=== Data extract ===
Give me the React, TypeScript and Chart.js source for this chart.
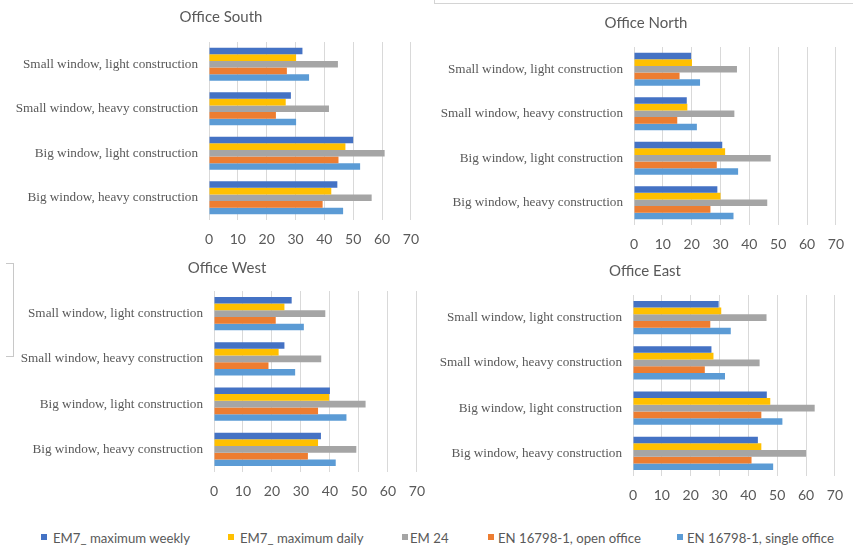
import React, { useEffect, useRef } from "react";
import { Chart, registerables } from "chart.js";

Chart.register(...registerables);

// ---------- DATA ----------
const categories = [
  "Small window, light construction",
  "Small window, heavy construction",
  "Big window, light construction",
  "Big window, heavy construction",
];
const seriesNames = [
  "EM7_ maximum weekly",
  "EM7_ maximum daily",
  "EM 24",
  "EN 16798-1, open office",
  "EN 16798-1, single office",
];
const seriesColors = ["#4472C4", "#FFC000", "#A5A5A5", "#ED7D31", "#5B9BD5"];
const xTicks = [0, 10, 20, 30, 40, 50, 60, 70];

// Office South
const southWeekly = [32.4, 28.4, 50.0, 44.5];
const southDaily = [30.2, 26.6, 47.3, 42.4];
const southEM24 = [44.7, 41.6, 60.9, 56.4];
const southOpen = [27.0, 23.2, 44.9, 39.4];
const southSingle = [34.7, 30.2, 52.4, 46.5];

// Office North
const northWeekly = [19.8, 18.3, 30.6, 28.9];
const northDaily = [20.1, 18.5, 31.6, 30.0];
const northEM24 = [35.7, 34.8, 47.4, 46.2];
const northOpen = [15.8, 15.0, 28.7, 26.5];
const northSingle = [22.9, 21.8, 36.1, 34.5];

// Office West
const westWeekly = [26.8, 24.3, 40.0, 36.9];
const westDaily = [24.3, 22.3, 39.7, 35.9];
const westEM24 = [38.4, 37.0, 52.3, 49.1];
const westOpen = [21.3, 18.8, 35.9, 32.4];
const westSingle = [31.0, 28.0, 45.7, 42.0];

// Office East
const eastWeekly = [29.7, 27.2, 46.4, 43.3];
const eastDaily = [30.6, 27.9, 47.6, 44.5];
const eastEM24 = [46.3, 43.9, 63.0, 60.0];
const eastOpen = [26.8, 24.9, 44.5, 41.1];
const eastSingle = [33.9, 31.9, 51.8, 48.6];

// ---------- STYLE ----------
const TEXT = "#595959";
const GRID = "#d9d9d9";
const SANS = "Lato, 'Liberation Sans', sans-serif";
const SERIF = "'Liberation Serif', 'Times New Roman', serif";

type Geo = {
  left: number;
  top: number;
  width: number;
  height: number;
  padLeft: number;
  padRight: number;
  yWidth: number;
  tTop: number;
  tBottom: number;
};

// lets the category labels run into the left padding instead of being clipped
const unclipLabels = {
  id: "unclipLabels",
  afterLayout(chart: any) {
    if (chart.scales && chart.scales.y) chart.scales.y.left = 0;
  },
};

function Panel({ title, series, geo }: { title: string; series: number[][]; geo: Geo }) {
  const ref = useRef<HTMLCanvasElement | null>(null);
  useEffect(() => {
    if (!ref.current) return;
    const chart = new Chart(ref.current, {
      type: "bar",
      data: {
        labels: categories,
        datasets: series.map((vals, i) => ({
          label: seriesNames[i],
          data: vals,
          backgroundColor: seriesColors[i],
          borderWidth: 0,
          categoryPercentage: 0.74,
          barPercentage: 1.0,
        })),
      },
      plugins: [unclipLabels],
      options: {
        indexAxis: "y",
        animation: false,
        responsive: false,
        devicePixelRatio: 1,
        layout: { padding: { left: geo.padLeft, right: geo.padRight, top: 0, bottom: 0 } },
        plugins: {
          legend: { display: false },
          tooltip: { enabled: false },
          title: {
            display: true,
            text: title,
            color: TEXT,
            font: { family: SANS, size: 15, weight: "normal", lineHeight: 1.2 },
            padding: { top: geo.tTop, bottom: geo.tBottom },
          },
        },
        scales: {
          x: {
            type: "linear",
            min: 0,
            max: 70,
            afterBuildTicks: (s: any) => {
              s.ticks = xTicks.map((v) => ({ value: v }));
            },
            afterFit: (s: any) => {
              s.height = 30;
            },
            grid: { color: GRID, lineWidth: 1, drawTicks: false },
            border: { display: false },
            ticks: { color: TEXT, padding: 11, font: { family: SANS, size: 14 } },
          },
          y: {
            type: "category",
            afterFit: (s: any) => {
              s.width = geo.yWidth;
            },
            grid: { display: false, drawTicks: false },
            border: { display: false },
            ticks: { color: TEXT, padding: 11, font: { family: SERIF, size: 13.2 } },
          },
        },
      },
    } as any);
    return () => chart.destroy();
  }, []);
  return (
    <canvas
      ref={ref}
      width={geo.width}
      height={geo.height}
      style={{
        position: "absolute",
        left: geo.left,
        top: geo.top,
        width: geo.width,
        height: geo.height,
      }}
    />
  );
}

const legendMarkerX = [41, 228, 402, 488, 677];
const legendTextX = [53, 240, 410, 498, 687];

export default function App() {
  return (
    <div
      style={{
        position: "absolute",
        left: 0,
        top: 0,
        width: 853,
        height: 549,
        background: "#fff",
        overflow: "hidden",
      }}
    >
      <div
        style={{
          position: "absolute",
          left: 434,
          top: -10,
          width: 440,
          height: 13,
          borderLeft: "1px solid #d4d4d4",
          borderBottom: "1px solid #d4d4d4",
        }}
      />
      <div
        style={{
          position: "absolute",
          left: 6,
          top: 263,
          width: 7,
          height: 92,
          borderTop: "1px solid #c8c8c8",
          borderRight: "1px solid #c8c8c8",
          borderBottom: "1px solid #c8c8c8",
        }}
      />
      <Panel
        title="Office South"
        series={[southWeekly, southDaily, southEM24, southOpen, southSingle]}
        geo={{ left: 0, top: 0, width: 430, height: 250, padLeft: 28, padRight: 16, yWidth: 181, tTop: 8, tBottom: 16 }}
      />
      <Panel
        title="Office North"
        series={[northWeekly, northDaily, northEM24, northOpen, northSingle]}
        geo={{ left: 420, top: 0, width: 435, height: 255, padLeft: 33, padRight: 16, yWidth: 181, tTop: 14, tBottom: 15 }}
      />
      <Panel
        title="Office West"
        series={[westWeekly, westDaily, westEM24, westOpen, westSingle]}
        geo={{ left: 0, top: 250, width: 436, height: 252, padLeft: 34, padRight: 16, yWidth: 180, tTop: 9, tBottom: 14 }}
      />
      <Panel
        title="Office East"
        series={[eastWeekly, eastDaily, eastEM24, eastOpen, eastSingle]}
        geo={{ left: 420, top: 250, width: 434, height: 256, padLeft: 32, padRight: 16, yWidth: 181, tTop: 12, tBottom: 15 }}
      />
      {seriesNames.map((name, i) => (
        <React.Fragment key={name}>
          <div
            style={{
              position: "absolute",
              left: legendMarkerX[i],
              top: 534,
              width: 6,
              height: 6,
              background: seriesColors[i],
            }}
          />
          <div
            style={{
              position: "absolute",
              left: legendTextX[i],
              top: 529,
              height: 18,
              lineHeight: "18px",
              fontFamily: SANS,
              fontSize: 13.2,
              color: TEXT,
              whiteSpace: "nowrap",
            }}
          >
            {name}
          </div>
        </React.Fragment>
      ))}
    </div>
  );
}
===
* Required task: Starting with the first line of the data above and ending with the line containing "Serif', 'Times New", please restate every line exactly, leaving images out.

* Exercise response:
Give me the React, TypeScript and Chart.js source for this chart.
import React, { useEffect, useRef } from "react";
import { Chart, registerables } from "chart.js";

Chart.register(...registerables);

// ---------- DATA ----------
const categories = [
  "Small window, light construction",
  "Small window, heavy construction",
  "Big window, light construction",
  "Big window, heavy construction",
];
const seriesNames = [
  "EM7_ maximum weekly",
  "EM7_ maximum daily",
  "EM 24",
  "EN 16798-1, open office",
  "EN 16798-1, single office",
];
const seriesColors = ["#4472C4", "#FFC000", "#A5A5A5", "#ED7D31", "#5B9BD5"];
const xTicks = [0, 10, 20, 30, 40, 50, 60, 70];

// Office South
const southWeekly = [32.4, 28.4, 50.0, 44.5];
const southDaily = [30.2, 26.6, 47.3, 42.4];
const southEM24 = [44.7, 41.6, 60.9, 56.4];
const southOpen = [27.0, 23.2, 44.9, 39.4];
const southSingle = [34.7, 30.2, 52.4, 46.5];

// Office North
const northWeekly = [19.8, 18.3, 30.6, 28.9];
const northDaily = [20.1, 18.5, 31.6, 30.0];
const northEM24 = [35.7, 34.8, 47.4, 46.2];
const northOpen = [15.8, 15.0, 28.7, 26.5];
const northSingle = [22.9, 21.8, 36.1, 34.5];

// Office West
const westWeekly = [26.8, 24.3, 40.0, 36.9];
const westDaily = [24.3, 22.3, 39.7, 35.9];
const westEM24 = [38.4, 37.0, 52.3, 49.1];
const westOpen = [21.3, 18.8, 35.9, 32.4];
const westSingle = [31.0, 28.0, 45.7, 42.0];

// Office East
const eastWeekly = [29.7, 27.2, 46.4, 43.3];
const eastDaily = [30.6, 27.9, 47.6, 44.5];
const eastEM24 = [46.3, 43.9, 63.0, 60.0];
const eastOpen = [26.8, 24.9, 44.5, 41.1];
const eastSingle = [33.9, 31.9, 51.8, 48.6];

// ---------- STYLE ----------
const TEXT = "#595959";
const GRID = "#d9d9d9";
const SANS = "Lato, 'Liberation Sans', sans-serif";
const SERIF = "'Liberation Serif', 'Times New Roman', serif";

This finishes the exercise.